买受人谢某与出卖人宋某签订二手房买卖合同,在钱款付清、房屋过户之后,买受人谢某得知出卖人宋某的小孩曾从阳台坠楼身亡,故认为该房屋是“凶宅”,认为出卖人宋某未履行告知义务,存在欺诈行为,找出卖人宋某协商退房。而出卖人宋某认为亲人是意外坠楼,属于个人隐私,其从未认为该房屋是“凶宅”,房屋内部也未发生任何事故,其不负有相应告知义务,也不存在任何欺诈行为,双方协商不成。后买受人谢某以出卖人宋某存在欺诈为由将其起诉至法院,要求撤销该房屋买卖合同。【1】


近期,笔者接触到与上述案情类似案件,在工作中收集了许多近年来有关“凶宅”的判决,发现司法实务中法官对“凶宅”的认定标准不一,并实际影响了案件的最终结果。对于“凶宅”的定义无法一言概之,故本文根据实务中案例,探析二手房买卖纠纷中“凶宅”的界定及当事人的告知义务。


实务中处理“凶宅”案的差异


一、如何认定“凶宅”


“凶宅”是一种民间说法,一般情况下,人们对于发生过死亡事件的房屋有不同程度的抵触心理。因此有观点认为,若案涉房屋发生的死亡事件符合社会普通民众所接受的非正常死亡的概念,无论社会公众对于发生过非正常死亡房屋的避讳心理是否合理,都不能否认该事实确实属于影响房屋买受意愿及交易价格的重要事项。【2】


有的法官认为“凶宅”一说属于社会上某些迷信的想法,但仍在判决书中指明其概念:“所谓的‘凶宅’指的是房屋内发生过非正常死亡事件或短期内多次发生死亡事件、致使普通民众在正常交易情形下通常不愿购买的房屋。”【3】 而生老病死则属于正常现象,此种情况就不能将案涉房屋认定为“凶宅”。

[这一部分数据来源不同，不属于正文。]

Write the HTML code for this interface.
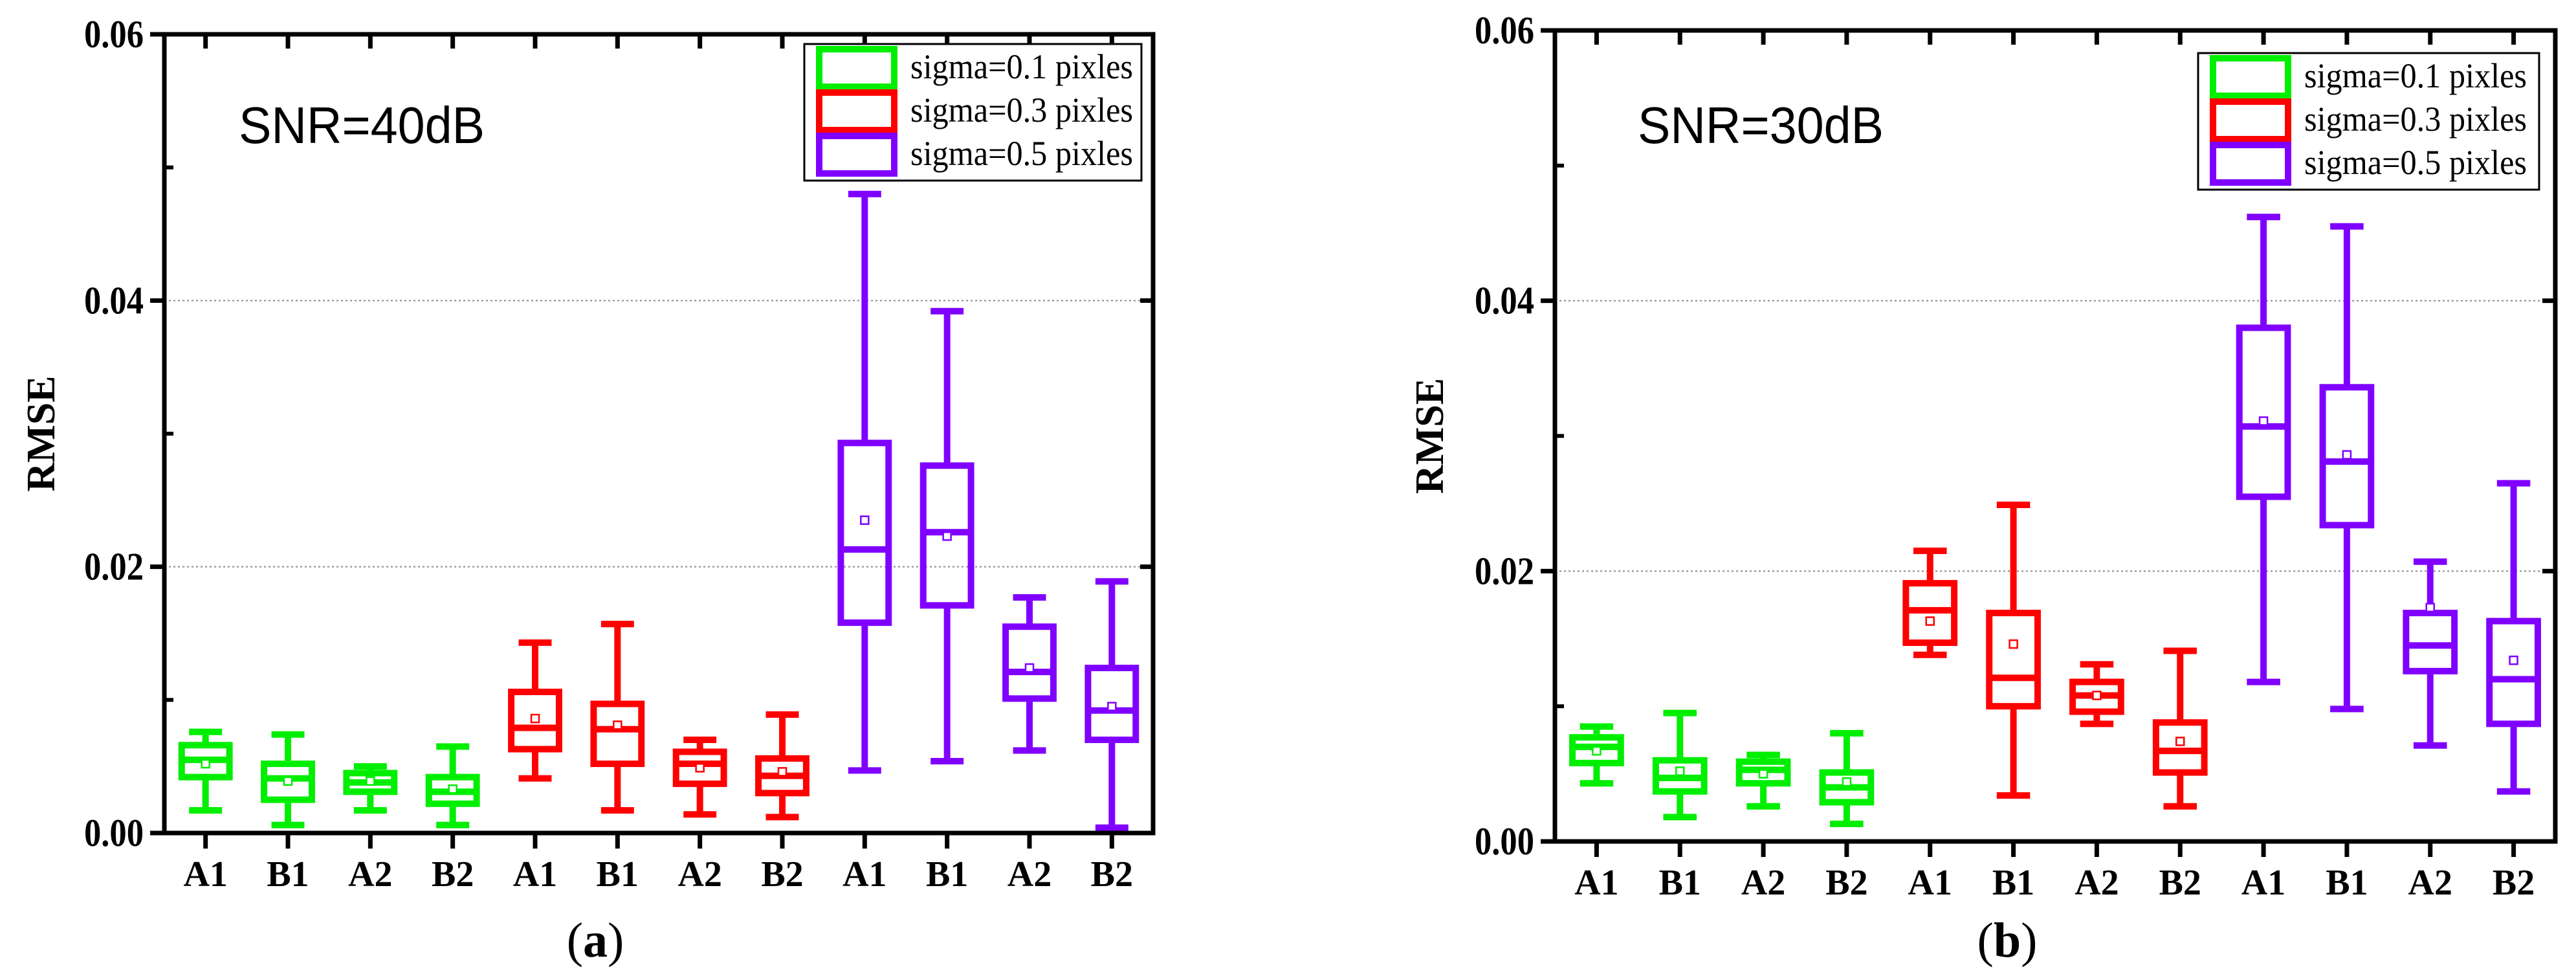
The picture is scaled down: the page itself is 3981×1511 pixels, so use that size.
<!DOCTYPE html>
<html><head><meta charset="utf-8"><style>
html,body{margin:0;padding:0;background:#fff;}
svg{display:block;}
</style></head><body>
<svg id="fig" width="3981" height="1511" viewBox="0 0 3981 1511" xmlns="http://www.w3.org/2000/svg"></svg>
<script>
const categories = ["A1","B1","A2","B2","A1","B1","A2","B2","A1","B1","A2","B2"];
const groupColors = ["#00ee00","#ff0000","#8000ff"];
const legendLabels = ["sigma=0.1 pixles","sigma=0.3 pixles","sigma=0.5 pixles"];
const yTicks = [0, 0.02, 0.04, 0.06];
const yTickLabels = ["0.00","0.02","0.04","0.06"];
// chart (a) SNR=40dB
const aWhiskHi = [0.0076,0.0074,0.0050,0.0065,0.0143,0.0157,0.0070,0.0089,0.0480,0.0392,0.0177,0.0189];
const aQ3      = [0.0066,0.0052,0.0045,0.0042,0.0106,0.0097,0.0061,0.0056,0.0293,0.0276,0.0155,0.0124];
const aMedian  = [0.0055,0.0041,0.0038,0.0031,0.0079,0.0078,0.0052,0.0043,0.0213,0.0226,0.0121,0.0092];
const aQ1      = [0.0042,0.0025,0.0031,0.0022,0.0063,0.0052,0.0037,0.0030,0.0158,0.0171,0.0101,0.0070];
const aWhiskLo = [0.0017,0.0006,0.0017,0.0006,0.0041,0.0017,0.0014,0.0012,0.0047,0.0054,0.0062,0.0004];
const aMean    = [0.0052,0.0039,0.0039,0.0033,0.0086,0.0081,0.0049,0.0046,0.0235,0.0223,0.0124,0.0095];
// chart (b) SNR=30dB
const bWhiskHi = [0.0085,0.0095,0.0064,0.0080,0.0215,0.0249,0.0131,0.0141,0.0462,0.0455,0.0207,0.0265];
const bQ3      = [0.0077,0.0060,0.0059,0.0051,0.0191,0.0169,0.0118,0.0088,0.0380,0.0336,0.0169,0.0163];
const bMedian  = [0.0070,0.0047,0.0053,0.0040,0.0171,0.0121,0.0108,0.0067,0.0307,0.0281,0.0145,0.0120];
const bQ1      = [0.0058,0.0037,0.0043,0.0029,0.0147,0.0100,0.0096,0.0051,0.0255,0.0234,0.0126,0.0087];
const bWhiskLo = [0.0043,0.0018,0.0026,0.0013,0.0138,0.0034,0.0087,0.0026,0.0118,0.0098,0.0071,0.0037];
const bMean    = [0.0067,0.0052,0.0050,0.0044,0.0163,0.0146,0.0108,0.0074,0.0311,0.0286,0.0173,0.0134];

const NS="http://www.w3.org/2000/svg";
const svg=document.getElementById('fig');
function mk(tag,attrs,parent){const e=document.createElementNS(NS,tag);for(const k in attrs)e.setAttribute(k,attrs[k]);(parent||svg).appendChild(e);return e;}

function drawChart(cfg){
  const g=mk('g',{});
  
  
  const L=cfg.left,R=cfg.right,T=cfg.top,B=cfg.bottom;
  const yMax=0.06;
  const y=v=>B-(v/yMax)*(B-T);
  const band=(R-L)/categories.length;
  const x=i=>L+band*(i+0.5);
  [0.02,0.04].forEach(v=>{
    const gl=mk('line',{x1:L,x2:R,y1:y(v),y2:y(v),stroke:'#888','stroke-width':2,'stroke-dasharray':'3,4'},g);
    
    
  });
  [0.01,0.03,0.05].forEach(v=>{
    mk('line',{x1:L,x2:L+14,y1:y(v),y2:y(v),stroke:'#000','stroke-width':6},g);
  });
  yTicks.forEach((v,i)=>{
    mk('line',{x1:L-22,x2:L,y1:y(v),y2:y(v),stroke:'#000','stroke-width':7},g);
    mk('line',{x1:R-20,x2:R,y1:y(v),y2:y(v),stroke:'#000','stroke-width':7},g);
    const t=mk('text',{x:L-32,y:y(v)+20,'text-anchor':'end','font-family':'"Liberation Serif",serif','font-weight':'bold','font-size':60,textLength:92,lengthAdjust:'spacingAndGlyphs'},g);
    t.textContent=yTickLabels[i];
    
    
  });
  categories.forEach((c,i)=>{
    mk('line',{x1:x(i),x2:x(i),y1:B,y2:B+24,stroke:'#000','stroke-width':7},g);
    mk('line',{x1:x(i),x2:x(i),y1:T,y2:T+22,stroke:'#000','stroke-width':7},g);
    const t=mk('text',{x:x(i),y:B+82,'text-anchor':'middle','font-family':'"Liberation Serif",serif','font-weight':'bold','font-size':56},g);
    t.textContent=c;
    
    
  });
  const bw=band*0.58, cw=band*0.4;
  categories.forEach((c,i)=>{
    const col=groupColors[Math.floor(i/4)];
    const bg=mk('g',{stroke:col,'stroke-width':10,fill:'none'},g);
    
    
    const cx=x(i);
    mk('line',{x1:cx,x2:cx,y1:y(cfg.hi[i]),y2:y(cfg.q3[i])},bg);
    mk('line',{x1:cx,x2:cx,y1:y(cfg.q1[i]),y2:y(cfg.lo[i])},bg);
    mk('line',{x1:cx-cw/2,x2:cx+cw/2,y1:y(cfg.hi[i]),y2:y(cfg.hi[i])},bg);
    mk('line',{x1:cx-cw/2,x2:cx+cw/2,y1:y(cfg.lo[i]),y2:y(cfg.lo[i])},bg);
    mk('rect',{x:cx-bw/2,y:y(cfg.q3[i]),width:bw,height:y(cfg.q1[i])-y(cfg.q3[i])},bg);
    mk('line',{x1:cx-bw/2,x2:cx+bw/2,y1:y(cfg.med[i]),y2:y(cfg.med[i])},bg);
    mk('rect',{x:cx-6,y:y(cfg.mean[i])-6,width:12,height:12,'stroke-width':2.5,fill:'#fff'},bg);
  });
  const fr=mk('rect',{x:L,y:T,width:R-L,height:B-T,fill:'none',stroke:'#000','stroke-width':7},g);
  
  
  const yt=mk('text',{x:0,y:0,transform:`translate(${cfg.ytitleX},${(T+B)/2}) rotate(-90)`,'text-anchor':'middle','font-family':'"Liberation Serif",serif','font-weight':'bold','font-size':62},g);
  yt.textContent='RMSE';
  
  
  const st=mk('text',{x:cfg.snrX,y:221,'font-family':'"Liberation Sans",sans-serif','font-size':80,textLength:380,lengthAdjust:'spacingAndGlyphs'},g);
  st.textContent=cfg.snr;
  
  
  const lg=mk('g',{},g);
  
  
  mk('rect',{x:cfg.lgX,y:cfg.lgY,width:cfg.lgW,height:211,fill:'#fff',stroke:'#000','stroke-width':3},lg);
  legendLabels.forEach((lab,k)=>{
    const cy=cfg.lgY+37+k*67;
    const e=mk('g',{},lg);
    
    
    mk('rect',{x:cfg.lgX+23,y:cy-29,width:116,height:58,fill:'none',stroke:groupColors[k],'stroke-width':10},e);
    const t=mk('text',{x:cfg.lgX+164,y:cy+16,'font-family':'"Liberation Serif",serif','font-size':54,textLength:344,lengthAdjust:'spacingAndGlyphs'},e);
    t.textContent=lab;
  });
  const cap=mk('text',{x:cfg.capX,y:1478,'text-anchor':'middle','font-family':'"Liberation Serif",serif','font-size':76},g);
  cap.innerHTML='(<tspan font-weight="bold">'+cfg.cap+'</tspan>)';
  
  
}

drawChart({name:'chart-a-snr40',left:254,right:1782,top:53,bottom:1287,ytitleX:84,snrX:369,snr:'SNR=40dB',
  lgX:1243,lgY:68,lgW:521,capX:920,cap:'a',
  hi:aWhiskHi,q3:aQ3,med:aMedian,q1:aQ1,lo:aWhiskLo,mean:aMean});
drawChart({name:'chart-b-snr30',left:2403,right:3949,top:47,bottom:1300,ytitleX:2230,snrX:2531,snr:'SNR=30dB',
  lgX:3397,lgY:82,lgW:527,capX:3102,cap:'b',
  hi:bWhiskHi,q3:bQ3,med:bMedian,q1:bQ1,lo:bWhiskLo,mean:bMean});
</script>
</body></html>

有的判决书中详细列举了“凶宅”的认定标准,“其标准大致有三:一是死亡形式,需为人为非正常死亡事件,自然的生老病死则不在此列;二是死亡地点,需发生在房屋主体结构内,其应是一相对独立、封闭、专有的空间场所,至于电梯、楼梯间及车位等公共区域则不应在此范畴内;三是当事人对情形的特殊约定,若交易双方对“凶宅”范围、情形有特别约定,则应在不违反善良风俗的情况下,尊重其约定。”【4】


二、“凶宅”是否在告知义务的范围内


实务中有的判决认为,房屋买卖合同的买卖双方应遵循诚实信用的基本原则,对交易房屋涉及公序良俗的相关信息应当予以披露。若在房屋内发生了非正常死亡事件,会影响该房屋在市场上的价值,属于与房屋有关的重要信息,基于诚实信用原则,卖房人负有告知义务。【5】


也有判决认为,目前法律规定中,要求卖房人在出售房屋时履行必要的房屋状况的主动如实告知义务,主要为与房屋本身质量、权属情况相关信息,例如面积、产权人、抵押查封情况、质量状态等等,对于案涉房屋内是否有人死亡,属于买房人购房的特殊的要求,依法应当由原告主动询问并与被告协商在合同中加以约定。【6】


本文观点


“以事实为依据,以法律为准绳”是司法公正的重要体现。在司法实务中,要界定“凶宅”这种极具主观色彩又属于民间风俗的概念,更应当保持审慎、谦抑的态度。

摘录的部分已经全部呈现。